Our inboxes on Defenders’ Renewable Energy Team have been jam-packed with an unending stream of notifications for newly proposed solar projects around the country. It’s a welcome sign because if we are to lessen the worst impacts of climate change and move toward a cleaner energy future for all, solar power development will need to increase at an unprecedented rate for the next several decades.
President Biden has recommitted the federal government to proactively combat the climate crisis and set ambitious renewable energy goals to achieve a carbon pollution-free electricity sector by 2035. To help the United States reach its goal, the U.S. Department of Energy recently released its Solar Futures Study, which illustrates that solar energy alone could produce 40% of the country’s electricity by 2035. Since solar energy currently makes up only 4% of the total energy mix, a 10-fold increase is necessary to decarbonize the U.S. electric grid.
The Solar Futures Study offers a comprehensive review of potential costs of the solar energy expansion, including land-use implications. Based on the study’s analysis, even the most extensive solar deployment scenarios use less than 1% of the U.S. land area. Using previously degraded or contaminated sites such as brownfields, mined lands or closed landfills could easily meet this requirement, helping to reduce impacts to wildlife and high-quality habitats. We call this type of planning “Smart from the Start.” Additionally, by using Geospatial Information Systems to analyze land availability and development suitability, the study found we can meet our energy goals while avoiding high-quality habitat, wetlands, forests and farmlands, and minimize land conversion.
Granted, even though the study identified previously disturbed lands, it does not mean they will or should be converted to solar energy generation. Project and site-specific analyses will examine their suitability. Nevertheless, the potential to avoid undisturbed habitat and other important land use types while still replacing fossil fuels is promising. Identifying and directing projects toward relatively low-impact areas can help ensure that renewable energy deployment avoids negative effects on wildlife and high-quality habitat and minimizes unavoidable harm.
In the spirit of smart renewable energy planning, the U.S. Department of the Interior published the Solar Programmatic Environmental Impact Statement (Solar PEIS) in 2012, which pre-identified approximately 285,000 acres where solar development should be prioritized on our public lands due to lower risk of conflict and harmful environmental impacts. These areas are called Solar Energy Zones (SEZs). In the almost 10 years since Solar PEIS, few SEZs have been developed, yet they continue to present an opportunity to efficiently site utility-scale solar projects. Excitingly, the Bureau of Land Management announced September 10 that it will hold a competitive lease sale for the Milford Flats South Solar Energy Zone in Beaver County, Utah–an important step towards capitalizing on the work done to identify SEZs and deploy solar in appropriate low-impact sites. Alone, the zones already identified by the BLM represent about 36% of the needed solar land footprint estimated by the Solar Futures Study.

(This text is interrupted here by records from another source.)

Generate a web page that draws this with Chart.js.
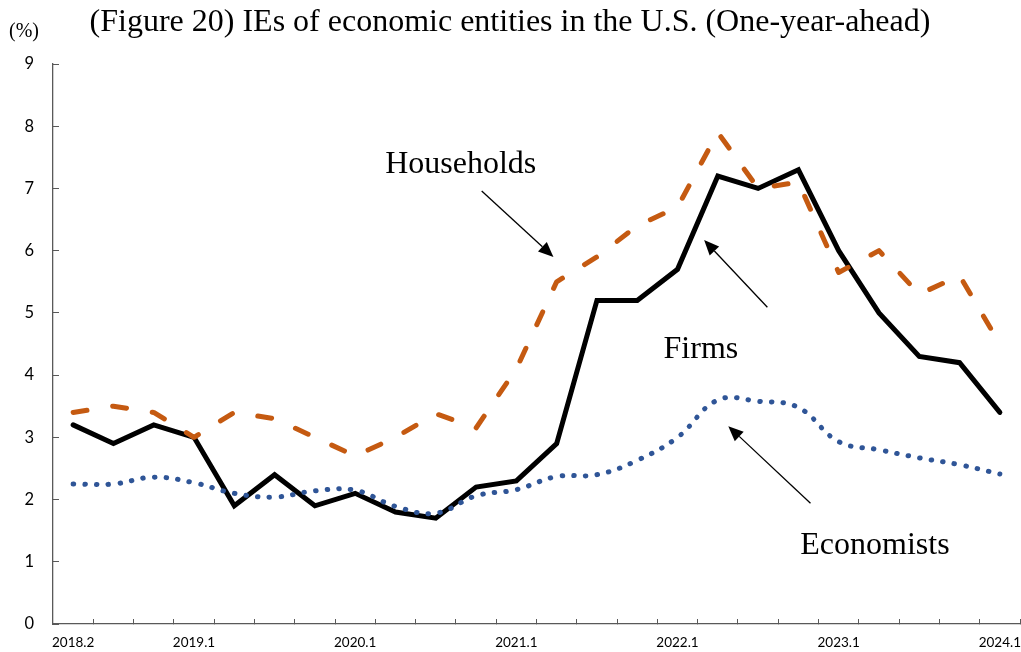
<!DOCTYPE html>
<html>
<head>
<meta charset="utf-8">
<script src="https://cdn.jsdelivr.net/npm/chart.js@4.4.1/dist/chart.umd.min.js"></script>
<style>
  html, body { margin: 0; padding: 0; background: #fff; }
  #wrap { width: 1021px; height: 652px; }
</style>
</head>
<body>
<div id="wrap"><canvas id="ies" width="1021" height="652"></canvas></div>
<script>
// quarters, 2018.2 .. 2024.1
const quarters = [
  '2018.2','2018.3','2018.4',
  '2019.1','2019.2','2019.3','2019.4',
  '2020.1','2020.2','2020.3','2020.4',
  '2021.1','2021.2','2021.3','2021.4',
  '2022.1','2022.2','2022.3','2022.4',
  '2023.1','2023.2','2023.3','2023.4',
  '2024.1'
];
const households = [3.4, 3.5, 3.4, 3.0, 3.4, 3.3, 3.0, 2.7, 3.0, 3.38, 3.15, 4.1, 5.5, 5.9, 6.4, 6.7, 7.9, 7.0, 7.1, 5.65, 6.0, 5.3, 5.6, 4.5];
const firms      = [3.2, 2.9, 3.2, 3.0, 1.9, 2.4, 1.9, 2.1, 1.8, 1.7, 2.2, 2.3, 2.9, 5.2, 5.2, 5.7, 7.2, 7.0, 7.3, 6.0, 5.0, 4.3, 4.2, 3.4];
const economists = [2.25, 2.25, 2.36, 2.27, 2.1, 2.04, 2.14, 2.15, 1.89, 1.78, 2.06, 2.16, 2.37, 2.4, 2.63, 3.0, 3.6, 3.58, 3.48, 2.93, 2.8, 2.67, 2.56, 2.41];
const yTicks = [0, 1, 2, 3, 4, 5, 6, 7, 8, 9];

// series names written next to the lines (x = quarter index, y = %)
const notes = [
  { text: 'Households', x: 9.62,  y: 7.25 },
  { text: 'Firms',      x: 15.58, y: 4.28 },
  { text: 'Economists', x: 19.90, y: 1.125 }
];
const pointers = [
  { from: [10.14, 6.96], to: [11.92, 5.90] },
  { from: [17.23, 5.09], to: [15.66, 6.17] },
  { from: [18.30, 1.94], to: [16.26, 3.18] }
];

const serif = '"Liberation Serif", "Times New Roman", serif';
const axisColor = '#595959';

const annotate = {
  id: 'annotate',
  afterDraw(chart) {
    const ctx = chart.ctx;
    const xs = chart.scales.x, ys = chart.scales.y;
    ctx.save();
    ctx.fillStyle = '#000';
    ctx.font = '20px ' + serif;
    ctx.textAlign = 'left';
    ctx.textBaseline = 'alphabetic';
    ctx.fillText('(%)', 9, 37);

    ctx.font = '32px ' + serif;
    ctx.textAlign = 'center';
    notes.forEach(n => {
      ctx.fillText(n.text, xs.getPixelForValue(n.x), ys.getPixelForValue(n.y));
    });

    ctx.strokeStyle = '#000';
    ctx.lineWidth = 1.3;
    pointers.forEach(p => {
      const x1 = xs.getPixelForValue(p.from[0]), y1 = ys.getPixelForValue(p.from[1]);
      const x2 = xs.getPixelForValue(p.to[0]),   y2 = ys.getPixelForValue(p.to[1]);
      const a = Math.atan2(y2 - y1, x2 - x1);
      const len = 15, half = 6.5;
      const bx = x2 - len * Math.cos(a), by = y2 - len * Math.sin(a);
      ctx.beginPath();
      ctx.moveTo(x1, y1);
      ctx.lineTo(bx, by);
      ctx.stroke();
      ctx.beginPath();
      ctx.moveTo(x2, y2);
      ctx.lineTo(bx + half * Math.sin(a), by - half * Math.cos(a));
      ctx.lineTo(bx - half * Math.sin(a), by + half * Math.cos(a));
      ctx.closePath();
      ctx.fill();
    });
    ctx.restore();
  }
};

new Chart(document.getElementById('ies'), {
  type: 'line',
  data: {
    labels: quarters,
    datasets: [
      {
        label: 'Households',
        data: households,
        borderColor: '#C55A11',
        borderWidth: 5,
        borderDash: [14, 26],
        borderCapStyle: 'round',
        borderJoinStyle: 'round',
        pointRadius: 0,
        tension: 0
      },
      {
        label: 'Economists',
        data: economists,
        borderColor: '#2F5597',
        borderWidth: 5,
        borderDash: [0.5, 11.2],
        borderCapStyle: 'round',
        pointRadius: 0,
        tension: 0.4
      },
      {
        label: 'Firms',
        data: firms,
        borderColor: '#000000',
        borderWidth: 5,
        borderCapStyle: 'round',
        borderJoinStyle: 'miter',
        pointRadius: 0,
        tension: 0
      }
    ]
  },
  options: {
    responsive: false,
    animation: false,
    layout: { padding: { left: 0, right: 1, top: 0, bottom: 0 } },
    plugins: {
      legend: { display: false },
      tooltip: { enabled: false },
      title: {
        display: true,
        text: '(Figure 20) IEs of economic entities in the U.S. (One-year-ahead)',
        color: '#000',
        font: { family: serif, size: 32, weight: 'normal' },
        padding: { top: 3, bottom: 22.6 }
      }
    },
    scales: {
      x: {
        offset: true,
        grid: {
          offset: true,
          drawOnChartArea: false,
          drawTicks: true,
          tickLength: -5,
          color: axisColor
        },
        border: { color: axisColor, width: 1.3 },
        ticks: {
          autoSkip: false,
          maxRotation: 0,
          padding: 16,
          color: '#000',
          font: { family: 'Lato', size: 13.5 },
          callback: (v, i) => (i === 0 || quarters[i].endsWith('.1')) ? quarters[i] : ''
        },
        afterFit: s => {
          s.height = 28;
          s.paddingLeft = 0;
          s.paddingRight = 0;
        }
      },
      y: {
        min: 0,
        max: 9,
        afterBuildTicks: s => { s.ticks = yTicks.map(v => ({ value: v })); },
        grid: {
          drawOnChartArea: false,
          drawTicks: true,
          tickLength: -6,
          color: axisColor
        },
        border: { color: axisColor, width: 1.3 },
        ticks: {
          padding: 25,
          color: '#000',
          font: { family: 'Lato', size: 16.5 }
        },
        afterFit: s => {
          s.width = 53;
          s.paddingBottom = 0;
        }
      }
    }
  },
  plugins: [annotate]
});
</script>
</body>
</html>
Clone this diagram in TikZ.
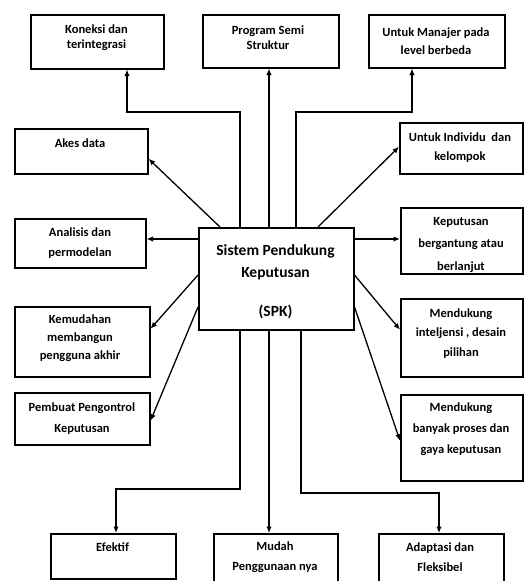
\documentclass[tikz,border=0pt]{standalone}
\usepackage{fontspec}
\setmainfont{Carlito}
\usetikzlibrary{arrows.meta}
\begin{document}
\begin{tikzpicture}[x=1pt,y=-1pt,
  box/.style={draw, line width=1.5pt, inner sep=0pt, anchor=north west},
  txt/.style={font=\bfseries\fontsize{12.5}{#1}\selectfont, align=center, inner sep=0pt},
  conn/.style={line width=1.3pt, -{Latex[length=6.5pt,width=5.5pt]}},
  thick conn/.style={line width=2.2pt, -{Latex[length=6.5pt,width=5.5pt]}}]
\fill[white] (0,0) rectangle (524,581);
\clip (0,0) rectangle (524,581);
% boxes
\node[box, minimum width=133pt, minimum height=54pt] (kon) at (30,14) {};
\node[box, minimum width=136pt, minimum height=53pt] (pro) at (202,14) {};
\node[box, minimum width=136pt, minimum height=53pt] (man) at (368,14) {};
\node[box, minimum width=133pt, minimum height=45pt] (akes) at (14,128) {};
\node[box, minimum width=123pt, minimum height=51pt] (ind) at (399,122) {};
\node[box, minimum width=131pt, minimum height=49pt] (ana) at (14,218) {};
\node[box, minimum width=155pt, minimum height=102pt] (spk) at (198,227) {};
\node[box, minimum width=122pt, minimum height=66pt] (kep) at (400,207) {};
\node[box, minimum width=135pt, minimum height=70pt] (kem) at (14,306) {};
\node[box, minimum width=122pt, minimum height=78pt] (int) at (400,298) {};
\node[box, minimum width=135pt, minimum height=52pt] (pem) at (14,392) {};
\node[box, minimum width=122pt, minimum height=86pt] (ban) at (400,394) {};
\node[box, minimum width=125pt, minimum height=45pt] (efe) at (50,533) {};
\node[box, minimum width=124pt, minimum height=60pt] (mud) at (213,533) {};
\node[box, minimum width=125pt, minimum height=60pt] (ada) at (378,533) {};
% texts
\node[txt=15pt] (konT) at (96.5,37.5) {Koneksi dan\\terintegrasi};
\node[txt=15pt] (proT) at (268,37.5) {Program Semi\\Struktur};
\node[txt=18pt] (manT) at (436,41) {Untuk Manajer pada\\level berbeda};
\node[txt=15pt] (akesT) at (80,143) {Akes data};
\node[txt=19pt] (indT) at (460,147.5) {Untuk Individu~ dan\\kelompok};
\node[txt=20pt] (anaT) at (80,243) {Analisis dan\\permodelan};
\node[txt=22.5pt] (kepT) at (461,244.5) {Keputusan\\bergantung atau\\berlanjut};
\node[txt=18pt] (kemT) at (80,338) {Kemudahan\\membangun\\pengguna akhir};
\node[txt=19.5pt] (intT) at (461,333.5) {Mendukung\\inteljensi , desain\\pilihan};
\node[txt=21pt] (pemT) at (82,418.5) {Pembuat Pengontrol\\Keputusan};
\node[txt=21pt] (banT) at (461,429) {Mendukung\\banyak proses dan\\gaya keputusan};
\node[txt=15pt] (efeT) at (112.5,547) {Efektif};
\node[txt=20pt] (mudT) at (275,557) {Mudah\\Penggunaan nya};
\node[txt=20pt] (adaT) at (440,557) {Adaptasi dan\\Fleksibel};
\node[font=\bfseries\fontsize{15.5}{22}\selectfont, align=center, inner sep=0pt] (spkT) at (275.5,282) {Sistem Pendukung\\Keputusan\\[17pt](SPK)};
% bend points
\coordinate (k1) at (127,112);
\coordinate (m1) at (412,112);
\coordinate (e1) at (116,489);
\coordinate (a1) at (439,493);
% connectors
\draw[conn] ([xshift=42pt]spk.north west) |- (k1) -- (k1 |- kon.south);
\draw[conn] ([xshift=71pt]spk.north west) -- ([xshift=71pt]spk.north west |- pro.south);
\draw[conn] ([xshift=98pt]spk.north west) |- (m1) -- (m1 |- man.south);
\draw[conn] ([xshift=22pt]spk.north west) -- ([yshift=-7.5pt]akes.east);
\draw[conn] ([xshift=120pt]spk.north west) -- ([yshift=1.5pt]ind.west);
\draw[conn] ([yshift=-12pt]spk.north west) -- ([yshift=-12pt]spk.north west -| ana.east);
\draw[thick conn] ([yshift=-12pt]spk.north east) -- ([yshift=-12pt]spk.north east -| kep.west);
\draw[conn] ([yshift=-48pt]spk.north west) -- ([yshift=13pt]kem.east);
\draw[conn] ([yshift=-48pt]spk.north east) -- ([yshift=8pt]int.west);
\draw[conn] ([yshift=-80pt]spk.north west) -- ([yshift=-2pt]pem.east);
\draw[conn] ([yshift=-80pt]spk.north east) -- ([yshift=-3pt]ban.west);
\draw[conn] ([xshift=42pt]spk.south west) |- (e1) -- (e1 |- efe.north);
\draw[conn] ([xshift=56pt]mud.north west |- spk.south) -- ([xshift=56pt]mud.north west);
\draw[conn] ([xshift=103pt]spk.south west) |- (a1) -- (a1 |- ada.north);
\end{tikzpicture}
\end{document}
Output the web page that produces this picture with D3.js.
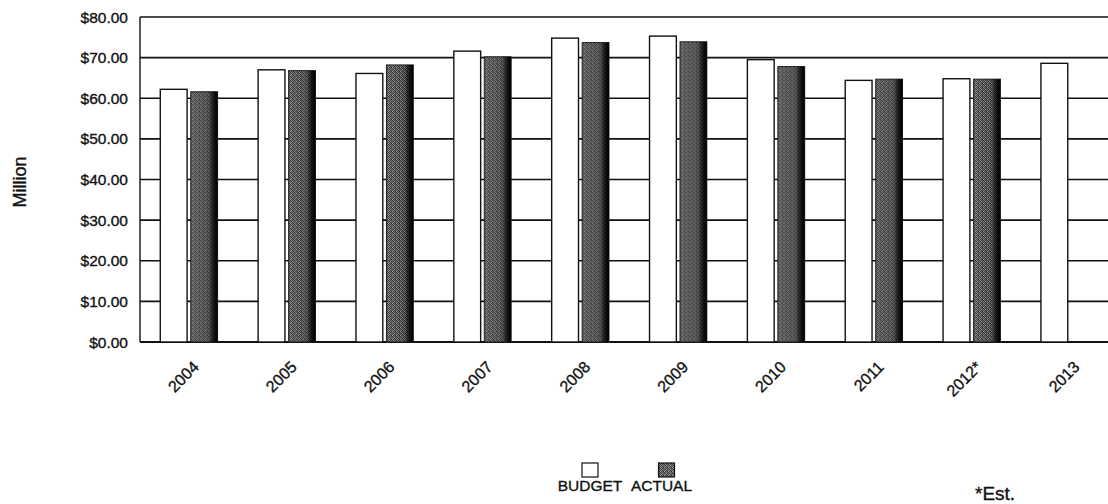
<!doctype html>
<html>
<head>
<meta charset="utf-8">
<script src="https://cdn.jsdelivr.net/npm/d3@7/dist/d3.min.js"></script>
<style>
  body { margin: 0; background: #fff; }
  svg text { font-family: 'Liberation Sans', Arial, Helvetica, sans-serif; fill: #111; stroke: #111; stroke-width: 0.35px; }
</style>
</head>
<body>
<svg id="chart" width="1108" height="504"></svg>
<script>
// data
var years  = ["2004", "2005", "2006", "2007", "2008", "2009", "2010", "2011", "2012*", "2013"];
var budget = [62.2, 67.0, 66.1, 71.6, 74.8, 75.3, 69.5, 64.4, 64.8, 68.6];
var actual = [61.6, 66.8, 68.2, 70.2, 73.7, 73.9, 67.8, 64.7, 64.7, null];
var yTicks = [0, 10, 20, 30, 40, 50, 60, 70, 80];
var legendNames = ["BUDGET", "ACTUAL"];

var svg = d3.select("#chart");
var defs = svg.append("defs");

// stippled grey fill for ACTUAL bars
var pat = defs.append("pattern")
  .attr("id", "stipple")
  .attr("patternUnits", "userSpaceOnUse")
  .attr("width", 4).attr("height", 4);
var dots = [
  ["#3a3a3a", 0, 0], ["#8a8a8a", 1, 0], ["#4e4e4e", 2, 0], ["#6a6a6a", 3, 0],
  ["#787878", 0, 1], ["#2c2c2c", 1, 1], ["#a0a0a0", 2, 1], ["#404040", 3, 1],
  ["#505050", 0, 2], ["#949494", 1, 2], ["#343434", 2, 2], ["#7c7c7c", 3, 2],
  ["#a8a8a8", 0, 3], ["#464646", 1, 3], ["#6e6e6e", 2, 3], ["#262626", 3, 3]
];
dots.forEach(function(d){
  pat.append("rect").attr("x", d[1]).attr("y", d[2]).attr("width", 1).attr("height", 1).attr("fill", d[0]);
});

var shade = defs.append("linearGradient").attr("id", "shade");
shade.append("stop").attr("offset", "0%").attr("stop-color", "#000").attr("stop-opacity", 0);
shade.append("stop").attr("offset", "65%").attr("stop-color", "#000").attr("stop-opacity", 0.15);
shade.append("stop").attr("offset", "86%").attr("stop-color", "#000").attr("stop-opacity", 0.8);
shade.append("stop").attr("offset", "100%").attr("stop-color", "#000").attr("stop-opacity", 1);

// scales
var plotLeft = 140, plotRight = 1118.5, plotTop = 17, plotBottom = 342;

var x = d3.scaleBand().domain(years).range([plotLeft, plotRight]).paddingInner(0).paddingOuter(0);
var xs = d3.scaleBand().domain(legendNames).range([0, 57.3]).paddingInner(0.12);
var y = d3.scaleLinear().domain([0, 80]).range([plotBottom, plotTop]);

// grid lines
svg.append("g").selectAll("line")
  .data(yTicks)
  .enter().append("line")
  .attr("x1", plotLeft).attr("x2", plotRight)
  .attr("y1", function(d){ return y(d); })
  .attr("y2", function(d){ return y(d); })
  .attr("stroke", "#111")
  .attr("stroke-width", function(d){ return d === 0 ? 2.2 : 1.6; });

// left axis line
svg.append("line")
  .attr("x1", plotLeft).attr("x2", plotLeft)
  .attr("y1", y(80)).attr("y2", y(0))
  .attr("stroke", "#111").attr("stroke-width", 1.4);

// y labels
svg.append("g").selectAll("text")
  .data(yTicks)
  .enter().append("text")
  .attr("x", 128)
  .attr("y", function(d){ return y(d) + 5.5; })
  .attr("text-anchor", "end")
  .style("font-size", "15.5px")
  .text(function(d){ return "$" + d3.format(".2f")(d); });

// bars
var groups = svg.append("g").selectAll("g")
  .data(years)
  .enter().append("g")
  .attr("transform", function(d){ return "translate(" + (x(d) + (x.bandwidth() - 57.3) / 2) + ",0)"; });

groups.append("rect")
  .attr("x", xs("BUDGET"))
  .attr("width", xs.bandwidth())
  .attr("y", function(d, i){ return y(budget[i]); })
  .attr("height", function(d, i){ return y(0) - y(budget[i]); })
  .attr("fill", "#fff")
  .attr("stroke", "#111")
  .attr("stroke-width", 1.4);

var act = groups.filter(function(d, i){ return actual[i] != null; });

act.append("rect")
  .attr("x", xs("ACTUAL"))
  .attr("width", xs.bandwidth())
  .attr("y", function(d){ return y(actual[years.indexOf(d)]); })
  .attr("height", function(d){ return y(0) - y(actual[years.indexOf(d)]); })
  .attr("fill", "url(#stipple)")
  .attr("stroke", "#222")
  .attr("stroke-width", 1);

act.append("rect")
  .attr("x", xs("ACTUAL"))
  .attr("width", xs.bandwidth())
  .attr("y", function(d){ return y(actual[years.indexOf(d)]); })
  .attr("height", function(d){ return y(0) - y(actual[years.indexOf(d)]); })
  .attr("fill", "url(#shade)");

// x labels, rotated
svg.append("g").selectAll("text")
  .data(years)
  .enter().append("text")
  .attr("transform", function(d){
    return "translate(" + (x(d) + x.bandwidth() / 2 + 11) + "," + 368 + ") rotate(-45)";
  })
  .attr("text-anchor", "end")
  .style("font-size", "16px")
  .text(function(d){ return d; });

// y title
svg.append("text")
  .attr("transform", "translate(26,182) rotate(-90)")
  .attr("text-anchor", "middle")
  .style("font-size", "18px")
  .text("Million");

// legend
var legend = svg.append("g");
var legendX = [590, 666.5];
var legendLabelX = [590, 661.5];
legend.selectAll("rect")
  .data(legendNames)
  .enter().append("rect")
  .attr("x", function(d, i){ return legendX[i] - 8; })
  .attr("y", 463)
  .attr("width", 16).attr("height", 14)
  .attr("fill", function(d, i){ return i === 0 ? "#fff" : "url(#stipple)"; })
  .attr("stroke", "#111")
  .attr("stroke-width", 1.2);
legend.selectAll("text")
  .data(legendNames)
  .enter().append("text")
  .attr("x", function(d, i){ return legendLabelX[i]; })
  .attr("y", 491)
  .attr("text-anchor", "middle")
  .style("font-size", "15.5px")
  .text(function(d){ return d; });

svg.append("text")
  .attr("x", 975).attr("y", 500)
  .style("font-size", "19px")
  .text("*Est.");
</script>
</body>
</html>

We encourage the Biden Administration and the DOI to open up more SEZs for solar development and identify and designate new zones.
Low-impact low-conflict solar development in urban areas also presents great opportunities. Developing projects on commercial rooftops, parking lots or disturbed lands such as capped landfills and remediated brownfields, close to highly populated areas can reduce the need to build massive transmission lines that can negatively impact our lands and waters. For instance, a collaborative effort led by Defenders and The Nature Conservancy found that New York’s Long Island has the potential to host nearly 19,500 megawatts of solar capacity (250 kilowatts and larger) on low-impact sites. That’s enough renewable electricity to power 4.8 million New York homes a year and more electricity than the Long Island region uses annually.
Another important aspect of solar development is equity. Historically, the costs and benefits of energy development, operation and use have been unequally distributed, with fossil-fuel power plants and other polluting activities often sited within low-income communities and communities of color, leading to a pattern of environmental injustices. As our nation transitions to renewable energy, it must not be at the expense of people who are underrepresented.
While the environmental justice implications of solar are few relative to the impacts of fossil fuels, the Solar Futures Study highlights that there is an economic divide in solar deployment between those who can afford solar and those who cannot. Renewable energy development must take into account the socioeconomic and cultural impacts, including on communities that are low-income, marginalized or otherwise face structural inequities. For example, electrical grids in low-income communities, which also tend to be communities of color, are not being updated as fast as grids in whiter, wealthier neighborhoods. Without updated electrical grids, these communities will not be able to receive the environmental and cost-saving benefits of clean solar energy.
Finally, we also need to consider the end-of-life for materials used in solar facilities. Increased deployment of solar also means a massive increase in materials that will one day need to be disposed of. Given the inequitable siting of landfills in low-income communities and communities of color, it is critical that we think ahead about how to avoid dumping solar panel waste in these neighborhoods and keep solar materials out of landfills.
The Solar Futures Study and our full inboxes make it clear: Solar is coming. As we look ahead toward our clean energy future, we can thoughtfully meet the challenges of building more solar without compromising our wildlife, landscape and justice values.